> **TASK TO CARRY OUT**: List every line below containing "this".

> **RECORDS SUPPLIED**:
════════════════════
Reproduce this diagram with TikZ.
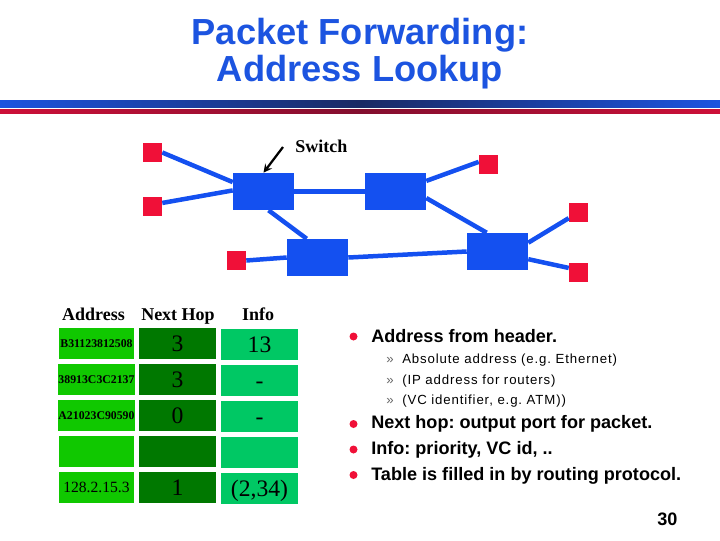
════════════════════
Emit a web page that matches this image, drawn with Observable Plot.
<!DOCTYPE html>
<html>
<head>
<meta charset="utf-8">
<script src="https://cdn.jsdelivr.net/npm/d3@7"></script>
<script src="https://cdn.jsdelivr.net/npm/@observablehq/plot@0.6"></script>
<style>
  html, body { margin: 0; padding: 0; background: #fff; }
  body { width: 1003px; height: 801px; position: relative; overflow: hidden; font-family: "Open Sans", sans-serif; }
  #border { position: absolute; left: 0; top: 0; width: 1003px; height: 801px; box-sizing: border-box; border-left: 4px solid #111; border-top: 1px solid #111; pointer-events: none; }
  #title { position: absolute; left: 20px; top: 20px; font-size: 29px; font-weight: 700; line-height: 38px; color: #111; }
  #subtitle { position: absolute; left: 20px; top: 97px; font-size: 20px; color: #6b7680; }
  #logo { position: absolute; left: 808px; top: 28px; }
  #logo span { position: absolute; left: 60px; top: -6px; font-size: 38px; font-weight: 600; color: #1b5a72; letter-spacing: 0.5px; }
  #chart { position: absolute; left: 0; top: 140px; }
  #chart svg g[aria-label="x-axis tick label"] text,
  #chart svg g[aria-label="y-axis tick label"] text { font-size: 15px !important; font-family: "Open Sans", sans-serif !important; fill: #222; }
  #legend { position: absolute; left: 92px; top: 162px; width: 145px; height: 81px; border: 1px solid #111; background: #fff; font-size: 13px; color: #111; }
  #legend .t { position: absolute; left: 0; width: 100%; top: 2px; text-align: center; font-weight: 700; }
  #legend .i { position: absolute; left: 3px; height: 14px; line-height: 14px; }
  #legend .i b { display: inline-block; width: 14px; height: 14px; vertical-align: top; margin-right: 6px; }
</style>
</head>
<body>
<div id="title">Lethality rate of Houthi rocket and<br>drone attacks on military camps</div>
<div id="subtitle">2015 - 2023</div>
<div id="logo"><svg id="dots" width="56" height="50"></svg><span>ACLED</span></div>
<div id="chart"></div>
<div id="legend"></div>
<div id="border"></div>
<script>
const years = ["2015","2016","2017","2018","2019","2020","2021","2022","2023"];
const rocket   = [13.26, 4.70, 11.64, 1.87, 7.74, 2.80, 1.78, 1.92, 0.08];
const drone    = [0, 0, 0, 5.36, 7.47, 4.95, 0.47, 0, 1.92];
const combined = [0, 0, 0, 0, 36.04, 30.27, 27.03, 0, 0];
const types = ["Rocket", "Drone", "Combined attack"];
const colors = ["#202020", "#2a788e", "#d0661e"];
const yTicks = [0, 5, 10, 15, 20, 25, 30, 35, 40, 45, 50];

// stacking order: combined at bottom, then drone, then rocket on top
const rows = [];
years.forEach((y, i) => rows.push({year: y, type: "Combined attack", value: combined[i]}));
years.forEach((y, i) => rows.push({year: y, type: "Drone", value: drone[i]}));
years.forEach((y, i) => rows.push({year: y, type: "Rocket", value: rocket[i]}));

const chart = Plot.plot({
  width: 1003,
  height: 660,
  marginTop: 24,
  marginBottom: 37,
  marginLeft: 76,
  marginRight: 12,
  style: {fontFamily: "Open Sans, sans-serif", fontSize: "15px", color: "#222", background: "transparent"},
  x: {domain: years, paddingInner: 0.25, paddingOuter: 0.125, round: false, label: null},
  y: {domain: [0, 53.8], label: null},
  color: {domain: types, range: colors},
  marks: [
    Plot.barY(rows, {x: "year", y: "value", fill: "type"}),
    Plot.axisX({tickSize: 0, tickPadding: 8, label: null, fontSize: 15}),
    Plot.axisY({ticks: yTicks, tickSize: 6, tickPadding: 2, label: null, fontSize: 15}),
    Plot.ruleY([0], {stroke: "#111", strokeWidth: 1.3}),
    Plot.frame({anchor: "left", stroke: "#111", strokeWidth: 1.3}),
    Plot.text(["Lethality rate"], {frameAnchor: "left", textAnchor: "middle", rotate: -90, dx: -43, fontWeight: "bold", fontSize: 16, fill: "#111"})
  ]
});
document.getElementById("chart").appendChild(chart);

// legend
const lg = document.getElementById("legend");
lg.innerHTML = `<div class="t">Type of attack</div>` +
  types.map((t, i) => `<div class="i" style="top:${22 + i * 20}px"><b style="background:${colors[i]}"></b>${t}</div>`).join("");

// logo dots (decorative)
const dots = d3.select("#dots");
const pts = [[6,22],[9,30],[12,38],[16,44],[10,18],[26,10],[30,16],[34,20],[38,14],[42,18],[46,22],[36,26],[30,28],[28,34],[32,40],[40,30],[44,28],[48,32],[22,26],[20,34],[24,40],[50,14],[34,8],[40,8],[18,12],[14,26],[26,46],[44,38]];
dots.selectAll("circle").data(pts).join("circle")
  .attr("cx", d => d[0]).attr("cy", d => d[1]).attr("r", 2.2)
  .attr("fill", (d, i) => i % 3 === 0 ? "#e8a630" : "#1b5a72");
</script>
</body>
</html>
════════════════════
> **THE OUTPUT**:
Reproduce this diagram with TikZ.
Emit a web page that matches this image, drawn with Observable Plot.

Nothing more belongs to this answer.